Sunday, September 09, 2018

One on music

Music is not for ears
Joshua Bell is a star violinist who plays at the world’s great concert halls. People regularly pay more than $100 per ticket to hear him perform. Everything about the setting of a typical concert implies how worthy the music is of a listener’s full attention: the grand spaces with far-away ceilings, the hush among the thousand attendees, the elevation of the stage itself. In 2007, a reporter from theWashington Post had an idea for a social experiment: what would happen if this world-renowned violinist performed incognito in the city’s subway? Surely the exquisiteness of his sound would lure morning commuters out of their morning routine and into a rhapsodic listening experience.
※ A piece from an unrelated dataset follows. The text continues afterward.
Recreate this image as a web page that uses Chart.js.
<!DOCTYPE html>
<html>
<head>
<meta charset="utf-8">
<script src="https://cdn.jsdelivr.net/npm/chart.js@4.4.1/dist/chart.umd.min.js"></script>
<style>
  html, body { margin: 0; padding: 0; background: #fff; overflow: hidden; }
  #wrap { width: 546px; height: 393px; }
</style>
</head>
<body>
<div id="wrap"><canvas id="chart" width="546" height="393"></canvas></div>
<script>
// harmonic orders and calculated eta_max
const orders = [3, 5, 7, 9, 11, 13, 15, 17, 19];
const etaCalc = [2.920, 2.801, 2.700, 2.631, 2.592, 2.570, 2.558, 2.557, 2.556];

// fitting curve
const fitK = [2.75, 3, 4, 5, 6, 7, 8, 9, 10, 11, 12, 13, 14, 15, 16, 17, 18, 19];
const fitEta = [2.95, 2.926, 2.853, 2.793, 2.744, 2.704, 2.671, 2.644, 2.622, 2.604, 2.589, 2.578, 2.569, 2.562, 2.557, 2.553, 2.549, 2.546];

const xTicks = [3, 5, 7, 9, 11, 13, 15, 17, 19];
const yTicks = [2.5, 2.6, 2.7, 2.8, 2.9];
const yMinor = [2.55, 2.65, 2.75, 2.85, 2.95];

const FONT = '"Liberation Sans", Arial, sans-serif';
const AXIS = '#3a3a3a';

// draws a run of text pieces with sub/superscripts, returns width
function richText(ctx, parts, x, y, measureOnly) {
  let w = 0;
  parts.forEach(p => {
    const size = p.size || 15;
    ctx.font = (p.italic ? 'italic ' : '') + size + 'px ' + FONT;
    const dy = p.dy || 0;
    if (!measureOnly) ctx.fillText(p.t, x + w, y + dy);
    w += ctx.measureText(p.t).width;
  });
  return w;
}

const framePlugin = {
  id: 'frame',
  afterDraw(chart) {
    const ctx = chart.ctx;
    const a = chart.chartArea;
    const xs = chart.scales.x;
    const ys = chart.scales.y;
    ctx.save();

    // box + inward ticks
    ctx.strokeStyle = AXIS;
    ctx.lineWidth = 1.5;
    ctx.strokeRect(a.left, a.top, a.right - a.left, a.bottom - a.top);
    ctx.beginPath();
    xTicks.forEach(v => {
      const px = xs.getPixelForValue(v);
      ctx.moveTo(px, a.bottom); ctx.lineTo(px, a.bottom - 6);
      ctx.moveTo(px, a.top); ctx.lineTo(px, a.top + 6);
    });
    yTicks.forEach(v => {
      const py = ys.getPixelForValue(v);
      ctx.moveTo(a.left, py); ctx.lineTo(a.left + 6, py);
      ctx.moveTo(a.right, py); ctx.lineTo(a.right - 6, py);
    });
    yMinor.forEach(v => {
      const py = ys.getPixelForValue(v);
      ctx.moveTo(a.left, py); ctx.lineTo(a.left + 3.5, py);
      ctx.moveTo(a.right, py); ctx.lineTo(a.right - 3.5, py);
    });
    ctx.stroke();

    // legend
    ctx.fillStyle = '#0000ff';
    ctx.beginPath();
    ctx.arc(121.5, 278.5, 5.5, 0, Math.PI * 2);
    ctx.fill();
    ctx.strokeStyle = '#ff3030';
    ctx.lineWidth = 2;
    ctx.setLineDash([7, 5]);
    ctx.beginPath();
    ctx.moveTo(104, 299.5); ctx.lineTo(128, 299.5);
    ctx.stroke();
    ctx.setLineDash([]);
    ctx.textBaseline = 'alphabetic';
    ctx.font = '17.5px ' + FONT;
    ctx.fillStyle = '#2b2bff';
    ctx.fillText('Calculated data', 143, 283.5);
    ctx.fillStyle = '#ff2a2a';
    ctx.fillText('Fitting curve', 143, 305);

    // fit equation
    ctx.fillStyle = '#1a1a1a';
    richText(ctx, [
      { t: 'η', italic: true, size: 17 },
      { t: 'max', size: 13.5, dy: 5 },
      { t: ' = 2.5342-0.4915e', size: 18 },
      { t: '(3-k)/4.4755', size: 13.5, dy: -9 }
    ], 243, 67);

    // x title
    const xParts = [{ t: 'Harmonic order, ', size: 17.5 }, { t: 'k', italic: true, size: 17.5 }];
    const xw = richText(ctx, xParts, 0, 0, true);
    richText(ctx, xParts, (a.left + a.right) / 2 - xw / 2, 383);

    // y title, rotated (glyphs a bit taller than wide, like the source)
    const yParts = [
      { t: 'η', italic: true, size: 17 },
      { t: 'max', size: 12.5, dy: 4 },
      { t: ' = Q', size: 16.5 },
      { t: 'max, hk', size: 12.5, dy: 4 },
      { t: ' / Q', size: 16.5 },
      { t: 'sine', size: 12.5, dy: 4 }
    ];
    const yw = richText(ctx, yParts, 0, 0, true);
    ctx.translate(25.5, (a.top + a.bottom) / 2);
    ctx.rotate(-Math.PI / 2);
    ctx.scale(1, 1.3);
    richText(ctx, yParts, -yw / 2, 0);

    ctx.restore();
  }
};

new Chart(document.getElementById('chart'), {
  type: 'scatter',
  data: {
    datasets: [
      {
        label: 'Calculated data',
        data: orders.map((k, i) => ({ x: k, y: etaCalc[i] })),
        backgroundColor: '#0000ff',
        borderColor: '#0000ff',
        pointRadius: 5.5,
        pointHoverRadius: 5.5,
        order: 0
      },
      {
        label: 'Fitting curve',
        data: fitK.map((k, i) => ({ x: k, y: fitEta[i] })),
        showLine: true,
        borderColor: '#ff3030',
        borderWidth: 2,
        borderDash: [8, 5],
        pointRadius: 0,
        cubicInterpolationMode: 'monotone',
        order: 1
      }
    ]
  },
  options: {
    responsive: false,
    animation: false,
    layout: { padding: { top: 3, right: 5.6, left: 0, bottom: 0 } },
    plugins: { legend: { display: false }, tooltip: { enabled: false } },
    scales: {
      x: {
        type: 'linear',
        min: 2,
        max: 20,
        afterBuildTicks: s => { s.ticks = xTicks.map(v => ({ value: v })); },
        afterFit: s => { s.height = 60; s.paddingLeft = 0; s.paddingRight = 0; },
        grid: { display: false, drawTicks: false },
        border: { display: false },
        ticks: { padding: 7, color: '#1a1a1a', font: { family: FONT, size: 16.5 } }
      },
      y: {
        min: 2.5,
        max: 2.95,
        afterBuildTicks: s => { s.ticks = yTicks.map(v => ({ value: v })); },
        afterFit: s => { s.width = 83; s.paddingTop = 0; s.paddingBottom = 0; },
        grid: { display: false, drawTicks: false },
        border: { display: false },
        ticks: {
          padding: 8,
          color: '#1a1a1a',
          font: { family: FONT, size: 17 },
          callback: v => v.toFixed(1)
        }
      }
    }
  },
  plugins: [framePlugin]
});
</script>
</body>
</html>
Instead, across the 35 minutes that he performed the music of Bach, only seven people stopped for any length of time. Passers-by left a total of $32 and, after the last note sounded, there was no applause – only the continued rustle of people hurrying to their trains. Commentators have interpreted this anecdote as emblematic of many things: the time pressures faced by urban commuters, the daily grind’s power to overshadow potentially meaningful moments, or the preciousness of childhood (several children stopped to listen, only to be pulled away by their parents). But just as significantly, it could suggest that the immense power of Bell’s violin-playing does not lie exclusively in the sounds that he’s producing. Without overt or covert signalling that prepared them to have a significant aesthetic experience, listeners did not activate the filters necessary to absorb the aspects of his sound that, in other circumstances, might lead to rhapsodic experiences. Even musicianship of the highest level is susceptible to these framing effects. The sound just isn’t enough.”